Consider the difference scores, Assuming that there would be no difference between the two sets of scores, other than that due to random variability, it would be expected that the majority of the difference scores would be zero with some positive and negative values. This would produce a median of zero. All those with a positive ranking are assigned to the positive rank column (column 5 above). All those with a negative ranking are assigned to the negative rank column (column 6 above). The zero scores are ignored (equivalent to ties in this context). In the above example there are no negative difference scores and therefore no negative rankings.
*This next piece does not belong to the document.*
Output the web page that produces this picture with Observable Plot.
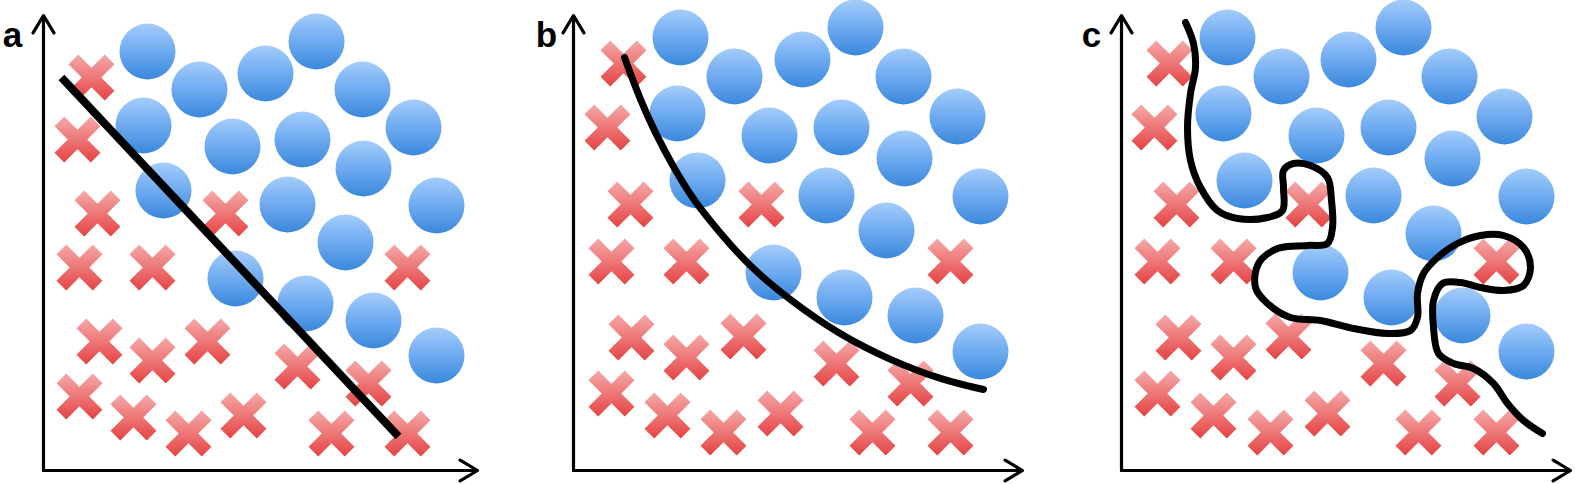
<!DOCTYPE html>
<html><head><meta charset="utf-8">
<script src="https://cdn.jsdelivr.net/npm/d3@7"></script>
<script src="https://cdn.jsdelivr.net/npm/@observablehq/plot@0.6"></script>
<style>
html,body{margin:0;padding:0;background:#fff;}
#wrap{position:relative;width:1575px;height:484px;overflow:hidden;background:#fff;}
#wrap > svg{position:absolute;top:0;}
</style></head><body>
<svg width="0" height="0" style="position:absolute">
<defs>
<linearGradient id="blueGrad" x1="0" y1="0" x2="0" y2="1">
<stop offset="0" stop-color="#a4cdfb"/><stop offset="0.5" stop-color="#6eaaf0"/><stop offset="1" stop-color="#3a88dc"/>
</linearGradient>
<linearGradient id="redGrad" x1="0" y1="0" x2="0" y2="1">
<stop offset="0" stop-color="#f5aaaa"/><stop offset="1" stop-color="#e54242"/>
</linearGradient>
</defs></svg>
<div id="wrap"></div>
<script>
// ---- data (units: axis-relative positions) ----
const panelLabels = ["a", "b", "c"];

const blueA = [[104,419],[273,429],[156,381],[222,397],[319,381],[100,345],[189,324],[259,331],[370,343],[320,302],[120,280],[244,266],[393,265],[302,228],[192,192],[262,167],[330,150],[393,115]];
const redA  = [[48,393],[34,331],[54,257],[36,203],[109,203],[182,257],[364,203],[56,129],[109,110],[164,129],[254,104],[325,87],[36,74],[90,53],[145,37],[200,55],[288,37],[364,37]];
const boundaryA = [[18,393],[355,34]];

const blueB = [[107,433],[282,443],[161,394],[229,411],[330,394],[104,357],[196,335],[268,343],[384,354],[331,312],[124,290],[253,275],[407,274],[313,240],[200,198],[271,173],[342,155],[407,119]];
const redB  = [[50,407],[34,343],[57,266],[38,209],[113,209],[188,266],[377,209],[58,133],[113,113],[170,134],[263,107],[337,87],[38,77],[94,55],[150,38],[207,57],[299,38],[377,38]];
const boundaryB = [[51,413],[67,370],[82,337],[100,303],[120,270],[147,237],[177,203],[217,170],[264,137],[317,110],[370,90],[410,81]];

const blueC = [[106,433],[282,443],[160,394],[227,411],[328,394],[102,357],[195,335],[267,343],[383,354],[331,312],[123,290],[252,275],[405,274],[312,237],[199,198],[270,173],[341,155],[405,119]];
const redC  = [[48,407],[33,343],[55,266],[36,209],[112,209],[187,266],[375,209],[57,133],[112,113],[167,134],[262,107],[336,87],[36,77],[92,55],[149,38],[206,57],[297,38],[375,38]];
const boundaryC = [[64,448],[72,427],[74,403],[69,377],[66,343],[69,310],[79,283],[96,260],[116,252],[146,253],[161,260],[162,283],[162,300],[172,307],[189,305],[206,293],[210,270],[211,243],[206,227],[186,225],[156,222],[137,207],[134,183],[146,167],[169,153],[199,150],[232,142],[266,137],[289,140],[296,153],[296,177],[302,197],[316,213],[336,227],[359,235],[382,235],[402,223],[409,203],[402,185],[382,180],[359,183],[339,188],[321,187],[312,170],[312,143],[317,117],[332,107],[352,102],[372,87],[386,67],[402,50],[421,37]];

const axisXLength = [434, 449, 449];
const axisYLength = [455, 455, 455];

// ---- thick cross symbol ----
const thickCross = {
  draw(ctx, size) {
    const h = Math.sqrt(size / Math.PI);
    const t = h * 0.3;
    const L = h * Math.SQRT2 - t;
    const a = (L + t) / Math.SQRT2, b = (L - t) / Math.SQRT2, c = t * Math.SQRT2;
    ctx.moveTo(0, -c);
    ctx.lineTo(b, -a); ctx.lineTo(a, -b); ctx.lineTo(c, 0);
    ctx.lineTo(a, b); ctx.lineTo(b, a); ctx.lineTo(0, c);
    ctx.lineTo(-b, a); ctx.lineTo(-a, b); ctx.lineTo(-c, 0);
    ctx.lineTo(-a, -b); ctx.lineTo(-b, -a);
    ctx.closePath();
  }
};

const layout = [
  {left: 0,    width: 530, labelDx: -31, lineWidth: 8, curve: "linear"},
  {left: 530,  width: 548, labelDx: -27, lineWidth: 7, curve: "basis"},
  {left: 1078, width: 497, labelDx: -30, lineWidth: 7, curve: "catmull-rom"}
];
const blues = [blueA, blueB, blueC];
const reds = [redA, redB, redC];
const bounds = [boundaryA, boundaryB, boundaryC];

const wrap = document.getElementById("wrap");
panelLabels.forEach((lab, i) => {
  const L = layout[i];
  const ml = 43, mt = 15, mb = 14;
  const xMax = axisXLength[i], yMax = axisYLength[i];
  const chart = Plot.plot({
    width: L.width, height: 484,
    marginLeft: ml, marginTop: mt, marginBottom: mb, marginRight: L.width - ml - xMax,
    x: {domain: [0, xMax], axis: null},
    y: {domain: [0, yMax], axis: null},
    style: {background: "transparent", overflow: "visible"},
    marks: [
      Plot.arrow([{x1: 0, y1: 0, x2: 0, y2: yMax}, {x1: 0, y1: 0, x2: xMax, y2: 0}], {
        x1: "x1", y1: "y1", x2: "x2", y2: "y2",
        stroke: "black", strokeWidth: 3.2, headLength: 9.5, headAngle: 62
      }),
      Plot.dot(blues[i], {x: d => d[0], y: d => d[1], r: 28, fill: "url(#blueGrad)"}),
      Plot.dot(reds[i], {x: d => d[0], y: d => d[1], r: 23, symbol: thickCross, fill: "url(#redGrad)"}),
      Plot.line(bounds[i], {x: d => d[0], y: d => d[1], stroke: "black", strokeWidth: L.lineWidth, curve: L.curve, strokeLinecap: i === 0 ? "butt" : "round"}),
      Plot.text([lab], {text: d => d, frameAnchor: "top-left", dx: L.labelDx, dy: 20,
        textAnchor: "middle", lineAnchor: "middle",
        fontSize: 35, fontWeight: "bold", fontFamily: "Liberation Sans, Arial, sans-serif", fill: "black"})
    ]
  });
  chart.style.left = L.left + "px";
  wrap.appendChild(chart);
});
</script>
</body></html>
Finally we sum the ranking values for the negative and positive columns. We consider each of these values as a statistic denoted as T+ and T-. Assuming that there is no difference accept that of random sampling variation we would expect roughly equal values for T+ and T-. So:
· T+ = positive rankings added together = gives us an idea of number of scores that improve
· T- = negative rankings added together = gives us an idea of number of scores that get worse
Let's consider some interesting facts about the above ranks, specifically the pos rank column in the table.
· Smallest value = smallest ranking (i.e. 1st ranking); of which we have three pairs with the smallest difference (2) so all three get a rank of ‘2’ – second place. Then considering the other three difference scores in increasing magnitude they achieve rankings of 4,5,6=largest =nth ranking,
· The sum of the ranks for both groups always adds up to n(n+1)/2 where n is the total number of paired observations so in this instance it is 6(6+1)/2 =21 as required – this is a good check. This is the maximum possible value of the rankings and we have this value appearing in the positive rankings column!
· If the negative and positive differences were roughly equal we would have about half the above total in each column, that is n(n+1)/2÷ 2= n(n+1)/4. For our example 6(6+1)/4=10.5 We will call this the mean of T (µT). Notice that this is the opposite to what we have above.
Currently we have a statistic so the next question is can we draw inferences from it (i.e. provide an associated P-value) to do this we must be able to show that it either follows a sampling distribution or somehow actually calculate the associated probabilities (see latter). For small values of n (less than 30) you used to look up the associated p-value in a table (for n= more than 15; see Siegal & Castellan p.91) however with the advent of powerful laptops we can calculate the exact probability value using a method called exact statistics (also called a permutations test) we will look at this a little latter. In contrast for larger n it has been shown that the sampling distribution of the statistic follows a normal distribution. So we can convert the T+ or T- score to a z score (remember this from chapter 5) and then use the standard normal pdf to get the associated p-value. I have not bothered to show you the equation that converts the T+ or T- score to a z score, as usually nowadays you let a computer do the work.
The output below is from SPSS showing the equivalent z score, its p-value and also the ‘exact’ p value (labelled Exact sig.)
RanksN / Mean Rank / Sum of Ranks
post - pre / Negative Ranks / 0a / .00 / .00
Positive Ranks / 6b / 3.50 / 21.00
Ties / 0c
Total / 6
a. post < pre
b. post > pre
Test Statisticsb
post - pre
Z / -2.226a
Asymp. Sig. (2-tailed) / .026
Exact Sig. (2-tailed) / .031
Exact Sig. (1-tailed) / .016
a. Based on negative ranks. / b. Wilcoxon Signed Ranks Test
c. post = pre
The Asymp. Sig in the above output, meaning the asymptotic p-value (2 tailed), is the one that you would traditionally report, however the problem with it is in the name. Asymptotic basically means “getting ever closer to” and this is what it means here, “getting closer to the correct answer as the sample size increases”. This is because, for many statistics, there are no simple formulae which give the perfect (i.e. error free) associated probability necessitating the use of other simpler formulae to give approximate values, these are roughly correct with small samples, but get better with larger samples and would be perfect with infinite samples.